State Security Administration’s political murders and unsolved cases
The Hadri case is just one in a series of political murders carried out by the State Security Administration against opponents of the Yugoslavian communist regime, including the high-profile 1983 murder of Croatian emigrant Stjepan Đureković in the year 1983 in Germany, for which Perković and Mustač were sentenced to long prison terms in 2016. In this case, too, justice took decades to be done.
This is a victory for all victims of the criminal regime
Enver Hadri was murdered in Brussels on the 25th of February 1990 at around 4.30 p.m. He was shot as he stopped his car at a red traffic light. The shots were fired from a car with four people inside. At the time, Hadri was providing evidence of human rights violations against Albanians in Kosovo to the European Union institutions and other international bodies.
The Croatian media outlet Jutranji list reports that the state prosecutor led the case against the defendants, while Enver Hadri’s family also participated as the injured parties. His daughter, 48-year-old lawyer Teuta Hadri, had been campaigning for justice for many years and has described the verdict as a victory for all the victims of the criminal regime. She was only 13 years old when her father was killed, and today, she is the same age as he was at the time of his liquidation.
Sokol Vlhajen, the Hardi family’s lawyer, stresses that there is no doubt that the duo is guilty – the 12-member jury has twice reached the same conclusion that there is overwhelming evidence of guilt, and they have been sentenced to life imprisonment for the crime of aggravated murder. As explained by the lawyer, material evidence was presented to confirm who ordered and who committed the murder.

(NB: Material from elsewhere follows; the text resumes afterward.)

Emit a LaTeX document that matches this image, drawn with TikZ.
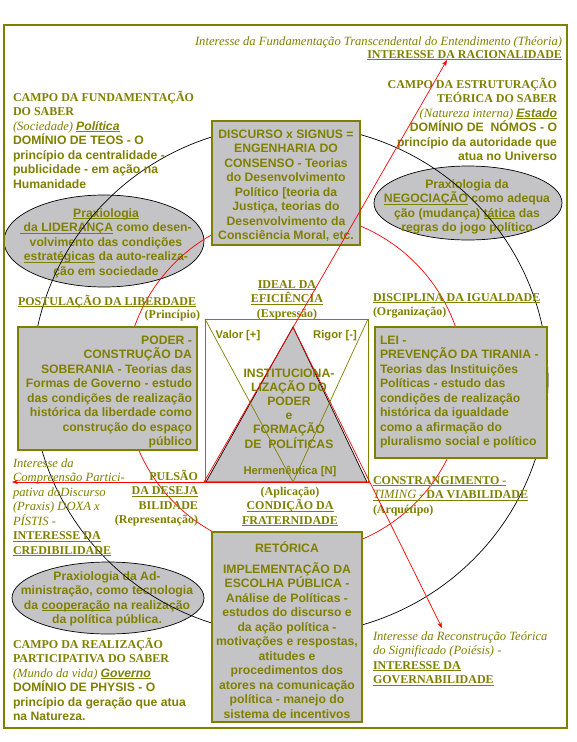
\documentclass[tikz,border=0pt]{standalone}
\usepackage{fontspec}
\setmainfont{Liberation Serif}
\setsansfont{Liberation Sans}
\usetikzlibrary{arrows.meta,shapes.geometric}
\definecolor{ol}{RGB}{128,128,0}
\definecolor{sil}{RGB}{196,196,198}
\newsavebox\ULbox
\newcommand\UL[1]{\leavevmode\sbox\ULbox{#1}\rlap{\rule[-2.3pt]{\wd\ULbox}{0.9pt}}\usebox\ULbox}
\newcommand\SB{\fontsize{12.2}{14.5}\selectfont\sffamily\bfseries\upshape}
\newcommand\SBI{\fontsize{12.2}{14.5}\selectfont\sffamily\bfseries\itshape}
\newcommand\RB{\fontsize{12}{14.5}\selectfont\rmfamily\bfseries\upshape}
\newcommand\RI{\fontsize{12.6}{14.5}\selectfont\rmfamily\mdseries\itshape}
\newcommand\HS{\fontsize{11.2}{14.5}\selectfont\sffamily\bfseries\upshape}
\newcommand\BL[2]{\parbox[t]{#1}{\lineskiplimit=-100pt\raggedright #2}}
\newcommand\BR[2]{\parbox[t]{#1}{\lineskiplimit=-100pt\raggedleft #2}}
\newcommand\BC[2]{\parbox[t]{#1}{\lineskiplimit=-100pt\centering #2}}
\tikzset{
  tx/.style={inner sep=0pt,outer sep=0pt,text=ol},
  boxn/.style={rectangle,draw=ol,line width=2.2pt,fill=sil,inner sep=0pt},
  elln/.style={ellipse,draw=black,line width=0.7pt,fill=sil,inner sep=0pt},
  hair/.style={line width=0.7pt},
  rarr/.style={red,line width=0.7pt,-{Stealth[length=6pt,width=4.5pt]}}
}
\begin{document}
\begin{tikzpicture}[x=1pt,y=-1pt]
\useasboundingbox (0,0) rectangle (576,742);
\fill[white] (0,0) rectangle (576,742);
% praxiology ellipses
\node[elln,minimum width=200pt,minimum height=92pt] (eL) at (104,241) {};
\node[elln,minimum width=188pt,minimum height=74pt] (eR) at (468,203) {};
\node[elln,minimum width=192pt,minimum height=72pt] (eB) at (108,598) {};
\node[tx,anchor=base] (tEL) at (106,217) {\BC{220pt}{\SB\UL{Praxiologia}\\ \UL{~da LIDERANÇA} como desen-\\ volvimento das condições\\ \UL{estratégicas} da auto-realiza-\\ ção em sociedade}};
\node[tx,anchor=base] (tER) at (467,188) {\BC{200pt}{\SB Praxiologia da\\ \UL{NEGOCIAÇÃO} como adequa\\ ção (mudança) \UL{tática} das\\ regras do jogo político}};
\node[tx,anchor=base] (tEB) at (107,580) {\BC{220pt}{\SB Praxiologia da Ad-\\ ministração, como tecnologia\\ da \UL{cooperação} na realização\\ da política pública.}};
% circles
\draw[hair] (290,380) ellipse [x radius=258pt,y radius=255pt];
\draw[hair,red] (295,383) circle [radius=170pt];
% boxes
\node[boxn,minimum width=148pt,minimum height=124pt] (bD) at (286,183) {};
\node[boxn,minimum width=179pt,minimum height=123pt] (bP) at (107.5,388.5) {};
\node[boxn,minimum width=172pt,minimum height=131pt] (bL) at (461,392.5) {};
\node[boxn,minimum width=150pt,minimum height=190pt] (bR) at (287,627) {};
\node[tx,anchor=base] (tD) at (286,138) {\BC{150pt}{\SB DISCURSO x SIGNUS =\\ ENGENHARIA DO\\ CONSENSO - Teorias\\ do Desenvolvimento\\ Político [teoria da\\ Justiça, teorias do\\ Desenvolvimento da\\ Consciência Moral, etc.}};
\node[tx,anchor=base east] (tP) at (192,344) {\BR{180pt}{\SB PODER -\\ CONSTRUÇÃO DA\\ SOBERANIA - Teorias das\\ Formas de Governo - estudo\\ das condições de realização\\ histórica da liberdade como\\ construção do espaço\\ público}};
\node[tx,anchor=base west] (tL) at (380,344) {\BL{170pt}{\SB LEI -\\ PREVENÇÃO DA TIRANIA -\\ Teorias das Instituições\\ Políticas - estudo das\\ condições de realização\\ histórica da igualdade\\ como a afirmação do\\ pluralismo social e político}};
\node[tx,anchor=base] (tRe) at (287,552) {\SB RETÓRICA};
\node[tx,anchor=base] (tRe2) at (287,573) {\BC{150pt}{\SB IMPLEMENTAÇÃO DA\\ ESCOLHA PÚBLICA -\\ Análise de Políticas -\\ estudos do discurso e\\ da ação política -\\ motivações e respostas,\\ atitudes e\\ procedimentos dos\\ atores na comunicação\\ política - manejo do\\ sistema de incentivos}};
% square and triangle
\coordinate (sq1) at (205,319);
\coordinate (sq2) at (368,319);
\coordinate (sq3) at (368,482);
\coordinate (sqm) at (293,482);
\coordinate (ta) at (293,327);
\coordinate (tb) at (206,482);
\coordinate (tc) at (367,482);
\draw[hair,ol] (sq1) rectangle (sq3);
\draw[hair,fill=sil] (ta) -- (tb) -- (tc) -- cycle;
\draw[hair,ol] (sq1) -- (sqm) -- (sq2);
\node[tx,anchor=base] (tVa) at (238,338) {\HS Valor [+]};
\node[tx,anchor=base] (tRi) at (335,338) {\HS Rigor [-]};
\node[tx,anchor=base] (tIn) at (289,377) {\BC{150pt}{\fontsize{12.2}{14.2}\selectfont\sffamily\bfseries INSTITUCIONA-\\ LIZAÇÃO DO\\ PODER\\ e\\ FORMAÇÃO\\ DE\ \ POLÍTICAS}};
\node[tx,anchor=base] (tHe) at (290,474) {\HS Hermenêutica [N]};
% free texts
\node[tx,anchor=base east] (tT1) at (562,45) {\RI Interesse da Fundamentação Transcendental do Entendimento (Théoria)};
\node[tx,anchor=base east] (tT2) at (562,58) {\RB\UL{INTERESSE DA RACIONALIDADE}};
\node[tx,anchor=base east] (tCR) at (557,88) {\BR{250pt}{\RB CAMPO DA ESTRUTURAÇÃO\\ TEÓRICA DO SABER\\ {\RI (Natureza interna)} {\SBI\UL{Estado}}\\ \SB DOMÍNIO DE\ \ NÓMOS - O\\ princípio da autoridade que\\ atua no Universo}};
\node[tx,anchor=base west] (tCL) at (13,101) {\BL{250pt}{\RB CAMPO DA FUNDAMENTAÇÃO\\ DO SABER\\ {\RI (Sociedade)} {\SBI\UL{Política}}\\ \SB DOMÍNIO DE TEOS - O\\ princípio da centralidade -\\ publicidade - em ação na\\ Humanidade}};
\node[tx,anchor=base] (tI) at (287,288) {\BC{150pt}{\RB\UL{IDEAL DA}\\ \UL{EFICIÊNCIA}\\ (Expressão)}};
\node[tx,anchor=base west] (tPo) at (18,305) {\RB\UL{POSTULAÇÃO DA LIBERDADE}};
\node[tx,anchor=base east] (tPr) at (200,318) {\RB(Princípio)};
\node[tx,anchor=base west] (tDi) at (373,301) {\BL{200pt}{\RB\UL{DISCIPLINA DA IGUALDADE}\\ (Organização)}};
\node[tx,anchor=base east] (tPu) at (198,480) {\BR{150pt}{\RB PULSÃO\\ \UL{DA DESEJA}\\ BILIDADE\\ (Representação)}};
\node[tx,anchor=base] (tAp) at (290,495) {\BC{150pt}{\RB(Aplicação)\\ \UL{CONDIÇÃO DA}\\ \UL{FRATERNIDADE}}};
\node[tx,anchor=base west] (tCo) at (373,484) {\BL{200pt}{\RB\UL{CONSTRANGIMENTO -}\\ \UL{\RI TIMING}\UL{\RB\ - DA VIABILIDADE}\\ (Arquétipo)}};
\node[tx,anchor=base west] (tCP) at (13,467) {\BL{200pt}{\RI Interesse da\\ Compreensão Partici-\\ pativa doDiscurso\\ (Praxis) DOXA x\\ PÍSTIS -\\ \RB\UL{INTERESSE DA}\\ \UL{CREDIBILIDADE}}};
\node[tx,anchor=base west] (tCB) at (13,648) {\BL{250pt}{\RB CAMPO DA REALIZAÇÃO\\ PARTICIPATIVA DO SABER\\ {\RI (Mundo da vida)} {\SBI\UL{Governo}}\\ \SB DOMÍNIO DE PHYSIS - O\\ princípio da geração que atua\\ na Natureza.}};
\node[tx,anchor=base west] (tGo) at (373,640) {\BL{200pt}{\RI Interesse da Reconstrução Teórica\\ do Significado (Poiésis) -\\ \RB\UL{INTERESSE DA}\\ \UL{GOVERNABILIDADE}}};
% frame
\draw[ol,line width=2.5pt] (4,25) rectangle (567,728);
% red arrows
\coordinate (rA0) at (204,482);
\coordinate (rA1) at (447,60);
\coordinate (rB0) at (293,327);
\coordinate (rB1) at (442,628);
\coordinate (rC0) at (370,482);
\coordinate (rC1) at (12,482);
\draw[rarr] (rA0) -- (rA1);
\draw[rarr] (rB0) -- (rB1);
\draw[rarr] (rC0) -- (rC1);
\end{tikzpicture}
\end{document}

The court ordered the arrest of the duo, but according to Croatian media, it is unlikely to take place as long as they are on Serbian territory. The fact is, however, that the Hadri murder represents one of the few cases in which it has been proven in court that the Yugoslavian State Security Administration killed its political opponents abroad with the help of members of the underground who were involved in organised crime. No judicial epilogue has yet been reached in Slovenia for those potentially responsible for the State Security Administration’s crimes. Silvo Gorenc, one of the most influential leaders in the Yugoslav secret service, remains untried despite years of debate and political pressure.

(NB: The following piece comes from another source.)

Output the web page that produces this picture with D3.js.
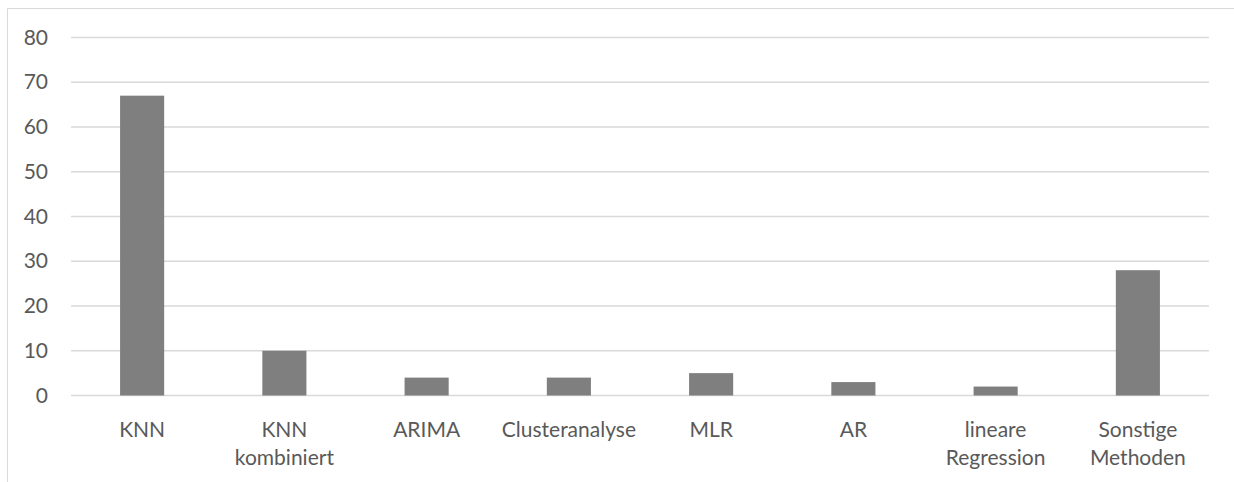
<!DOCTYPE html>
<html>
<head>
<meta charset="utf-8">
<script src="https://cdn.jsdelivr.net/npm/d3@7"></script>
<style>
  html, body { margin: 0; padding: 0; background: #fff; }
  svg { display: block; }
  text { font-family: Lato, "Open Sans", sans-serif; fill: #595959; }
</style>
</head>
<body>
<svg id="chart" width="1234" height="482"></svg>
<script>
// Anzahl der Veröffentlichungen je Prognosemethode
const categories = ["KNN", "KNN kombiniert", "ARIMA", "Clusteranalyse", "MLR", "AR", "lineare Regression", "Sonstige Methoden"];
const counts = [67, 10, 4, 4, 5, 3, 2, 28];
const yTicks = [0, 10, 20, 30, 40, 50, 60, 70, 80];

const svg = d3.select("#chart");
const W = 1234, H = 482;
const plot = { left: 71, right: 1209, top: 37.5, bottom: 395.5 };

// outer chart frame (only top and left edges fall inside the view)
svg.append("line").attr("x1", 7.5).attr("x2", W).attr("y1", 8.5).attr("y2", 8.5)
  .attr("stroke", "#d9d9d9").attr("stroke-width", 1);
svg.append("line").attr("x1", 7.5).attr("x2", 7.5).attr("y1", 8.5).attr("y2", H)
  .attr("stroke", "#d9d9d9").attr("stroke-width", 1);

const x = d3.scaleBand().domain(categories).range([plot.left, plot.right]).paddingInner(0.69).paddingOuter(0.345);
const y = d3.scaleLinear().domain([0, 80]).range([plot.bottom, plot.top]);

// horizontal gridlines
svg.append("g").selectAll("line").data(yTicks).join("line")
  .attr("x1", plot.left).attr("x2", plot.right)
  .attr("y1", d => y(d)).attr("y2", d => y(d))
  .attr("stroke", "#d9d9d9").attr("stroke-width", 1.5);

// y axis labels
const yAxis = d3.axisLeft(y).tickValues(yTicks).tickSize(0).tickPadding(0).tickFormat(d3.format("d"));
const gy = svg.append("g").attr("transform", "translate(48,0)").call(yAxis);
gy.select(".domain").remove();
gy.selectAll("text").attr("font-size", 21).attr("fill", "#595959")
  .style("font-family", "Lato, 'Open Sans', sans-serif");

// bars
svg.append("g").selectAll("rect").data(counts).join("rect")
  .attr("x", (d, i) => x(categories[i]))
  .attr("width", x.bandwidth())
  .attr("y", d => y(d))
  .attr("height", d => y(0) - y(d))
  .attr("fill", "#7f7f7f");

// category labels, multi-word names break onto two lines
const xAxis = d3.axisBottom(x).tickSize(0).tickPadding(0);
const gx = svg.append("g").attr("transform", `translate(0,${plot.bottom})`).call(xAxis);
gx.select(".domain").remove();
gx.selectAll("text").each(function(d) {
  const t = d3.select(this);
  t.text(null).attr("y", 0).attr("dy", null)
    .attr("font-size", 21).attr("fill", "#595959")
    .style("font-family", "Lato, 'Open Sans', sans-serif");
  d.split(" ").forEach((w, k) => {
    t.append("tspan").attr("x", 0).attr("y", 41 + k * 28).text(w);
  });
});
</script>
</body>
</html>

As a long-time researcher of Slovenian archives, Igor Omerza, MSc, explained for the media outlet Demokracija (Democracy) years ago, “the most mass murders on Slovenian soil took place immediately after the war, when OZNA – the Department for Protection of the People, which was the predecessor of the State Security Administration, participated in the mass murder of returned Slovenian Home Guard soldiers and, in other murders, of returned or captured Croatians, Germans, civilians, women and children…” No paid assassins were hired for this. Omerza pointed out that it should not be forgotten that Kardelj’s Intelligence and Security Service – VOS was responsible for inter-war political assassinations, which took place in order to eliminate potential post-war political opponents. “In addition to post-war mass murders, the Department for Protection of People – and from 1946 onwards, the State Security Administration – also carried out individual murders. If we look at the post-war period of the State Security Administration’s activities, the assassinations were carried out not within the country, but abroad,” he explained, citing two specific examples. “In the case of the murder of the Slovenian emigrant Janez Toplišek, he was tricked by paid collaborators of the State Security Administration into coming to Slovenia, where he was tried and then murdered by guards in Stara Gradiška. In the case of the murder of the Croatian student Stjepan Crnogorac, too, it was well-paid kidnappers who delivered him from Salzburg to the “UDBA-owned” Ljubljana (1972), where he then disappeared forever.” On the latter, he added that Gorenc, who was then head of the federal State Security Administration, could explain where his remains ended up.
According to him, the State Security Administration carried out the largest number of political murders abroad against Croatian emigrants. “All murders abroad were controlled and directed by the federal State Security Administration. And in this process, it was abundantly assisted by the Slovenian branch of the Administration, which participated, for example, in the preparation of the failed assassination of the Croatian Nikola Štedul (1988) and the successful murder of the Albanian Enver Hadri,” Omerza said.